Likely Stories: A Truth Universally Acknowledged: 33 Great Writers on Why We Read Jane Austen

Jul 16, 2020

I’m Jim McKeown, welcome to Likely Stories, a weekly review of fiction, non-fiction, and poetry.

A large part of my graduate education revolved around the trinity of 19th century authors: George Eliot, the Brontë sisters, and Jane Austen.  Susan Carson edited 33 Great Writers on Why We Read Jane Austen.  This remarkable book drives the reader into Austen’s entire world from all angles.  Every devotee of Austen should own a copy of this work.  I hope I can find a similar book for Eliot and the Brontës.


The esteemed literary scholar, Harold Bloom, wrote a forward for this book.  He wrote, “Some literary works are mortal; Jane Austen’s are immortal.  What makes this so?  Austen’s work possesses an uncanniness, a certain mode of originality.  She created personality, character, and cognition: she brought into being new modes of consciousness” (v).  I thought a great deal about Austen and her work, but Bloom focuses on her as with a shining light.

Susan Carson’s Introduction begins with a quote from E. M. Forster.  He wrote, “I am a Jane Austenite, and therefore slightly imbecile about Jane Austen” (vi).  Carson continues, ‘Austen’s real influence on readers over the years cannot be measured.  Other writers have admirers; Austen has fans, societies, and even a cult of what Rudyard Kipling first termed ‘Janeites’ (vi).  Other books are read; Austen’s are devoured, digested, and reinterpreted in the everyday lives of her readers.  Other worlds are admired; Austen’s provide the landscape for further literary and artistic endeavors.  In addition to film adaptations, there has been an endless series of sequels, spin-offs, self-help books, dating guidebooks, cookbooks, board games, tarot card decks, figurines, websites, discussion forums, book club meetings, Empire waist fashions, and so on.  All, it would seem, are designed to enable devotees to maintain the illusion that they, too, are part of this special literary world (xii).

As we near the end of this dizzying array of talent, I thought I might end it with notes from Suzanne Clarke.  She quotes Austen, ‘Human nature is so well disposed towards those who are in interesting situations, that a young person, who either marries or dies, is sure of being kindly spoken of,’ (4).  Clark picks up the thread, “So said Jane Austen in Emma in the early 1800s, and for the rest of the 19th century novelists got a lot of mileage out of young persons who either died or married.  All of a woman’s future—her happy-ever-after or lack of the same—was implicit in her choice of husband” (4).

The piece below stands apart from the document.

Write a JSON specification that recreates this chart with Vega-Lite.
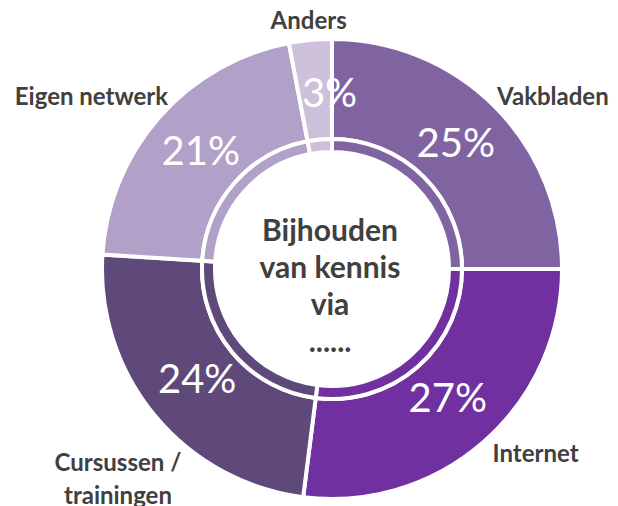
{
  "$schema": "https://vega.github.io/schema/vega-lite/v6.json",
  "width": 572,
  "height": 474,
  "autosize": "none",
  "padding": {"left": 46, "top": 32, "right": 0, "bottom": 0},
  "background": "white",
  "config": {"view": {"stroke": null}},
  "data": {
    "values": [
      {"category": "Vakbladen", "value": 0.25, "rank": 1},
      {"category": "Internet", "value": 0.27, "rank": 2},
      {"category": "Cursussen / trainingen", "value": 0.24, "rank": 3},
      {"category": "Eigen netwerk", "value": 0.21, "rank": 4},
      {"category": "Anders", "value": 0.03, "rank": 5}
    ]
  },
  "layer": [
    {
      "mark": {"type": "arc", "outerRadius": 230, "innerRadius": 130, "stroke": "white", "strokeWidth": 4},
      "encoding": {
        "theta": {"field": "value", "type": "quantitative", "stack": true},
        "order": {"field": "rank", "type": "quantitative"},
        "color": {
          "field": "category", "type": "nominal", "legend": null,
          "scale": {
            "domain": ["Vakbladen", "Internet", "Cursussen / trainingen", "Eigen netwerk", "Anders"],
            "range": ["#8064A2", "#7030A0", "#5F497A", "#B1A0C7", "#CCC0DA"]
          }
        }
      }
    },
    {
      "mark": {"type": "arc", "outerRadius": 130, "innerRadius": 117, "stroke": "white", "strokeWidth": 4},
      "encoding": {
        "theta": {"field": "value", "type": "quantitative", "stack": true},
        "order": {"field": "rank", "type": "quantitative"},
        "color": {
          "field": "category", "type": "nominal", "legend": null,
          "scale": {
            "domain": ["Vakbladen", "Internet", "Cursussen / trainingen", "Eigen netwerk", "Anders"],
            "range": ["#8064A2", "#7030A0", "#5F497A", "#B1A0C7", "#CCC0DA"]
          }
        }
      }
    },
    {
      "mark": {"type": "text", "radius": 175, "font": "Lato", "fontSize": 40, "fill": "white", "align": "center", "baseline": "middle"},
      "encoding": {
        "theta": {"field": "value", "type": "quantitative", "stack": true},
        "order": {"field": "rank", "type": "quantitative"},
        "text": {"condition": {"test": "datum.category !== 'Anders'", "field": "value", "type": "quantitative", "format": ".0%"}, "value": ""}
      }
    },
    {
      "mark": {"type": "text", "radius": 175, "dx": 14, "font": "Lato", "fontSize": 40, "fill": "white", "align": "center", "baseline": "middle"},
      "encoding": {
        "theta": {"field": "value", "type": "quantitative", "stack": true},
        "order": {"field": "rank", "type": "quantitative"},
        "text": {"condition": {"test": "datum.category === 'Anders'", "field": "value", "type": "quantitative", "format": ".0%"}, "value": ""}
      }
    },
    {
      "mark": {"type": "text", "radius": 248, "font": "Lato", "fontSize": 24, "fontWeight": "bold", "fill": "#404040", "align": "center", "baseline": "middle"},
      "encoding": {
        "theta": {"field": "value", "type": "quantitative", "stack": true},
        "order": {"field": "rank", "type": "quantitative"},
        "text": {"condition": {"test": "datum.category === 'Anders'", "field": "category", "type": "nominal"}, "value": ""}
      }
    },
    {
      "mark": {"type": "text", "radius": 270, "dx": 30, "dy": 20, "font": "Lato", "fontSize": 24, "fontWeight": "bold", "fill": "#404040", "align": "center", "baseline": "middle"},
      "encoding": {
        "theta": {"field": "value", "type": "quantitative", "stack": true},
        "order": {"field": "rank", "type": "quantitative"},
        "text": {"condition": {"test": "datum.category === 'Vakbladen'", "field": "category", "type": "nominal"}, "value": ""}
      }
    },
    {
      "mark": {"type": "text", "radius": 270, "dx": 25, "dy": -17, "font": "Lato", "fontSize": 24, "fontWeight": "bold", "fill": "#404040", "align": "center", "baseline": "middle"},
      "encoding": {
        "theta": {"field": "value", "type": "quantitative", "stack": true},
        "order": {"field": "rank", "type": "quantitative"},
        "text": {"condition": {"test": "datum.category === 'Internet'", "field": "category", "type": "nominal"}, "value": ""}
      }
    },
    {
      "mark": {"type": "text", "radius": 270, "dx": -6, "dy": 23, "lineHeight": 33, "font": "Lato", "fontSize": 24, "fontWeight": "bold", "fill": "#404040", "align": "center", "baseline": "middle"},
      "encoding": {
        "theta": {"field": "value", "type": "quantitative", "stack": true},
        "order": {"field": "rank", "type": "quantitative"},
        "text": {"condition": {"test": "datum.category === 'Cursussen / trainingen'", "value": ["Cursussen /", "trainingen"]}, "value": ""}
      }
    },
    {
      "mark": {"type": "text", "radius": 270, "dx": -38, "dy": 8, "font": "Lato", "fontSize": 24, "fontWeight": "bold", "fill": "#404040", "align": "center", "baseline": "middle"},
      "encoding": {
        "theta": {"field": "value", "type": "quantitative", "stack": true},
        "order": {"field": "rank", "type": "quantitative"},
        "text": {"condition": {"test": "datum.category === 'Eigen netwerk'", "field": "category", "type": "nominal"}, "value": ""}
      }
    },
    {
      "data": {"values": [{"title": "Bijhouden\nvan kennis\nvia\n......"}]},
      "mark": {"type": "text", "lineBreak": "\n", "lineHeight": 37, "dx": -2, "dy": -37, "font": "Lato", "fontSize": 30, "fontWeight": "bold", "fill": "#404040", "align": "center", "baseline": "middle"},
      "encoding": {
        "text": {"field": "title", "type": "nominal"}
      }
    }
  ]
}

Jane Austen wrote six powerful, enchanting, lovely novels—along with a hand full of minor works.  I would compare Homer’s Ulysses to Austen’s Emma, as a foundational source for writers who still grow the splendid gardens that make up her works.  I highly recommend Emma, Mansfield Park, Northanger Abbey, Persuasion, Pride and Prejudice, and Sense and Sensibility.  Glorious reading!  10 stars for the set.